What’s more, many locals also expressed a striking observation, says Emmanuel Dabo, an Earthworm Communications consultant, who helped conduct many of the interviews.
“People say to us: ‘There are lots of projects to protect forests, but look at our region. There’s no power. Poor development. Does that mean that trees are more important than humans?’”
“If you ask people who are illegally in the forest to leave, then what are you going to do for them?” says Dabo. “If you give them money or create projects for them, then you can build frustration among those who have never farmed within the forest. All these aspects bring challenges, but if you approach it through consensus and by listening to the community and developing something together, it can work.”
Through these consultations it has become clear that many farmers are open to leaving the forest, if they are offered alternatives sources of income. Working towards this by establishing productive well-run farms outside the Forest Reserve, is therefore the project’s next stage.
But that’s not all, as Forgeois explains: “We are also planning various programmes, including a tree-planting one. Another to strengthen farmers’ routes and access to markets, as well as programmes to encourage resilient farming practices and establish proper traceability for cocoa from the area.”
All this will happen over the immediate and long-term. Yet, already the Cavally Forest Reserve project is reaping rich dividends.
Between 2019 and 2020, there was a sharp decrease of 21% in the deforestation rate in the Reserve, as a result of the Starling technology enabling ground patrols to be targeted with almost pinpoint accuracy.

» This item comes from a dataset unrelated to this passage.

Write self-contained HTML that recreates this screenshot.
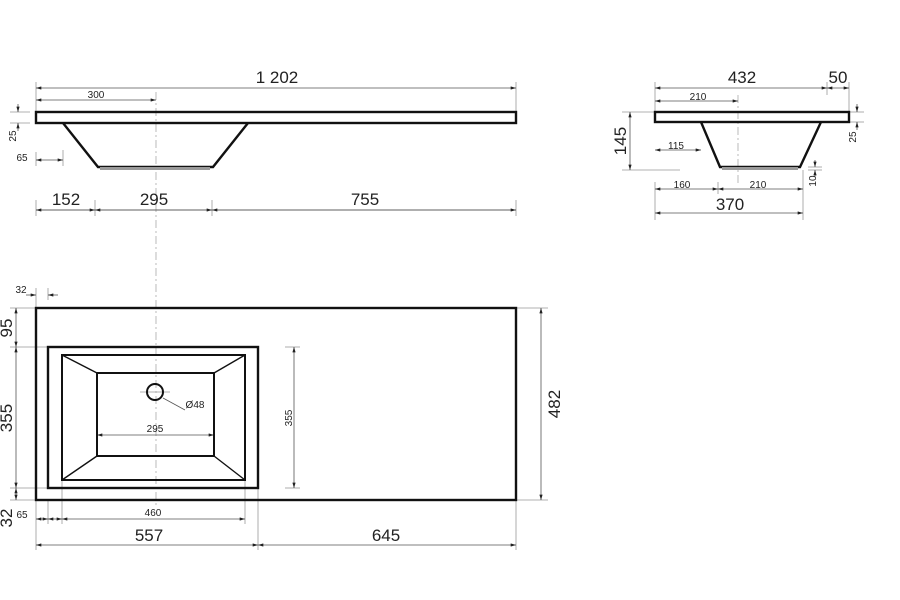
<!DOCTYPE html>
<html><head><meta charset="utf-8"><style>body{margin:0;background:#fff}svg{display:block}text{font-family:"Liberation Sans",sans-serif;fill:#222}</style></head><body>
<svg width="900" height="600" viewBox="0 0 900 600" xmlns="http://www.w3.org/2000/svg">
<defs><marker id="a" viewBox="0 0 10 6" refX="10" refY="3" markerWidth="7" markerHeight="4" orient="auto-start-reverse"><path d="M0,0L10,3L0,6z" fill="#222"/></marker></defs>
<g stroke="#999" stroke-width="0.8" fill="none">
<!-- extension lines -->
<line x1="36" y1="82" x2="36" y2="112"/><line x1="516" y1="82" x2="516" y2="112"/>
<line x1="36" y1="200" x2="36" y2="216"/><line x1="95" y1="200" x2="95" y2="216"/><line x1="212" y1="200" x2="212" y2="216"/><line x1="516" y1="200" x2="516" y2="216"/>
<line x1="36" y1="152" x2="36" y2="166"/><line x1="63" y1="150" x2="63" y2="166"/>
<line x1="10" y1="112" x2="30" y2="112"/><line x1="10" y1="123" x2="30" y2="123"/>
<line x1="655" y1="82" x2="655" y2="112"/><line x1="827" y1="82" x2="827" y2="95"/><line x1="849" y1="82" x2="849" y2="112"/>
<line x1="622" y1="112" x2="655" y2="112"/><line x1="622" y1="170" x2="680" y2="170"/>
<line x1="655" y1="182" x2="655" y2="220"/><line x1="718" y1="182" x2="718" y2="194"/><line x1="803" y1="170" x2="803" y2="220"/>
<line x1="850" y1="112" x2="864" y2="112"/><line x1="850" y1="122" x2="864" y2="122"/>
<line x1="808" y1="167" x2="822" y2="167"/><line x1="808" y1="170" x2="822" y2="170"/>
<line x1="10" y1="308" x2="36" y2="308"/><line x1="10" y1="347" x2="48" y2="347"/><line x1="10" y1="488" x2="48" y2="488"/><line x1="10" y1="500" x2="36" y2="500"/>
<line x1="36" y1="500" x2="36" y2="550"/><line x1="258" y1="488" x2="258" y2="550"/><line x1="516" y1="500" x2="516" y2="550"/>
<line x1="48" y1="288" x2="48" y2="300"/><line x1="36" y1="288" x2="36" y2="308"/>
<line x1="62" y1="480" x2="62" y2="524"/><line x1="245" y1="480" x2="245" y2="524"/><line x1="48" y1="500" x2="48" y2="524"/>
<line x1="285" y1="347" x2="300" y2="347"/><line x1="285" y1="488" x2="300" y2="488"/>
<line x1="516" y1="308" x2="548" y2="308"/><line x1="516" y1="500" x2="548" y2="500"/>
<line x1="140" y1="392" x2="170" y2="392"/>
</g>
<g stroke="#aaa" stroke-width="0.8" stroke-dasharray="8,3,2,3" fill="none">
<line x1="156" y1="92" x2="156" y2="505"/><line x1="738" y1="95" x2="738" y2="185"/>
</g>
<g stroke="#555" stroke-width="0.8" fill="none">
<line x1="36" y1="88" x2="516" y2="88" marker-start="url(#a)" marker-end="url(#a)"/>
<line x1="36" y1="100" x2="156" y2="100" marker-start="url(#a)" marker-end="url(#a)"/>
<line x1="36" y1="160" x2="63" y2="160" marker-start="url(#a)" marker-end="url(#a)"/>
<line x1="18" y1="104" x2="18" y2="112" marker-end="url(#a)"/><line x1="18" y1="131" x2="18" y2="123" marker-end="url(#a)"/>
<line x1="36" y1="210" x2="516" y2="210"/>
<line x1="36" y1="210" x2="95" y2="210" marker-start="url(#a)" marker-end="url(#a)"/>
<line x1="95" y1="210" x2="212" y2="210" marker-start="url(#a)" marker-end="url(#a)"/>
<line x1="212" y1="210" x2="516" y2="210" marker-start="url(#a)" marker-end="url(#a)"/>
<line x1="655" y1="88" x2="827" y2="88" marker-start="url(#a)" marker-end="url(#a)"/>
<line x1="827" y1="88" x2="849" y2="88" marker-start="url(#a)" marker-end="url(#a)"/>
<line x1="655" y1="101" x2="738" y2="101" marker-start="url(#a)" marker-end="url(#a)"/>
<line x1="630" y1="112" x2="630" y2="170" marker-start="url(#a)" marker-end="url(#a)"/>
<line x1="655" y1="150" x2="701" y2="150" marker-start="url(#a)" marker-end="url(#a)"/>
<line x1="655" y1="189" x2="718" y2="189" marker-start="url(#a)" marker-end="url(#a)"/>
<line x1="718" y1="189" x2="803" y2="189" marker-start="url(#a)" marker-end="url(#a)"/>
<line x1="655" y1="213" x2="803" y2="213" marker-start="url(#a)" marker-end="url(#a)"/>
<line x1="857" y1="104" x2="857" y2="112" marker-end="url(#a)"/><line x1="857" y1="130" x2="857" y2="122" marker-end="url(#a)"/>
<line x1="815" y1="160" x2="815" y2="167" marker-end="url(#a)"/><line x1="815" y1="177" x2="815" y2="170" marker-end="url(#a)"/>
<line x1="26" y1="295" x2="36" y2="295" marker-end="url(#a)"/><line x1="58" y1="295" x2="48" y2="295" marker-end="url(#a)"/>
<line x1="16" y1="308" x2="16" y2="347" marker-start="url(#a)" marker-end="url(#a)"/>
<line x1="16" y1="347" x2="16" y2="488" marker-start="url(#a)" marker-end="url(#a)"/>
<line x1="16" y1="488" x2="16" y2="500" marker-start="url(#a)" marker-end="url(#a)"/>
<line x1="97" y1="435" x2="214" y2="435" marker-start="url(#a)" marker-end="url(#a)"/>
<line x1="294" y1="347" x2="294" y2="488" marker-start="url(#a)" marker-end="url(#a)"/>
<line x1="541" y1="308" x2="541" y2="500" marker-start="url(#a)" marker-end="url(#a)"/>
<line x1="36" y1="519" x2="48" y2="519" marker-start="url(#a)" marker-end="url(#a)"/>
<line x1="48" y1="519" x2="62" y2="519" marker-start="url(#a)" marker-end="url(#a)"/>
<line x1="62" y1="519" x2="245" y2="519" marker-start="url(#a)" marker-end="url(#a)"/>
<line x1="36" y1="545" x2="258" y2="545" marker-start="url(#a)" marker-end="url(#a)"/>
<line x1="258" y1="545" x2="516" y2="545" marker-start="url(#a)" marker-end="url(#a)"/>
<line x1="163" y1="398" x2="185" y2="410"/>
</g>
<g stroke="#111" stroke-width="2.4" fill="none">
<rect x="36" y="112" width="480" height="11"/>
<polyline points="63,123 98,167 213,167 248,123"/>
<rect x="655" y="112" width="194" height="10"/>
<polyline points="701,122 720,167 800,167 821,122"/>
<rect x="36" y="308" width="480" height="192"/>
<rect x="48" y="347" width="210" height="141"/>
<rect x="62" y="355" width="183" height="125" stroke-width="2"/>
<rect x="97" y="373" width="117" height="83" stroke-width="2"/>
<circle cx="155" cy="392" r="8" stroke-width="2"/>
</g>
<g stroke="#111" stroke-width="1.4"><line x1="62" y1="355" x2="97" y2="373"/><line x1="245" y1="355" x2="214" y2="373"/><line x1="62" y1="480" x2="97" y2="456"/><line x1="245" y1="480" x2="214" y2="456"/></g>
<rect x="100" y="167" width="110" height="3" fill="#999"/>
<rect x="722" y="167" width="76" height="3" fill="#999"/>
<g font-size="17" text-anchor="middle">
<text x="277" y="83">1 202</text>
<text x="66" y="205">152</text><text x="154" y="205">295</text><text x="365" y="205">755</text>
<text x="742" y="83">432</text><text x="838" y="83">50</text>
<text x="730" y="210">370</text>
<text x="149" y="541">557</text><text x="386" y="541">645</text>
<text transform="translate(626,141) rotate(-90)">145</text>
<text transform="translate(12,328) rotate(-90)">95</text>
<text transform="translate(12,418) rotate(-90)">355</text>
<text transform="translate(12,518) rotate(-90)">32</text>
<text transform="translate(560,404) rotate(-90)">482</text>
</g>
<g font-size="10" text-anchor="middle">
<text x="96" y="98">300</text><text x="22" y="161">65</text>
<text transform="translate(16,136) rotate(-90)">25</text>
<text x="698" y="100">210</text><text x="676" y="149">115</text>
<text x="682" y="188">160</text><text x="758" y="188">210</text>
<text transform="translate(856,137) rotate(-90)">25</text>
<text transform="translate(816,181) rotate(-90)">10</text>
<text x="21" y="293">32</text>
<text x="195" y="408">Ø48</text><text x="155" y="432">295</text>
<text transform="translate(292,418) rotate(-90)">355</text>
<text x="153" y="516">460</text><text x="22" y="518">65</text>
</g>
</svg>
</body></html>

Sustaining this over the long-term will require continuing to carefully balance local peoples’ interests with those of the land they’re custodians of. If this is successful, the benefits are likely to reverberate far beyond the Cavally Reserve.
While some lessons from the project are specific and perhaps not replicable everywhere, the most important one certainly is.
It is that engaging local communities, and considering their needs, must be at the heart of the fight against deforestation, both in Ivory Coast, and around the world.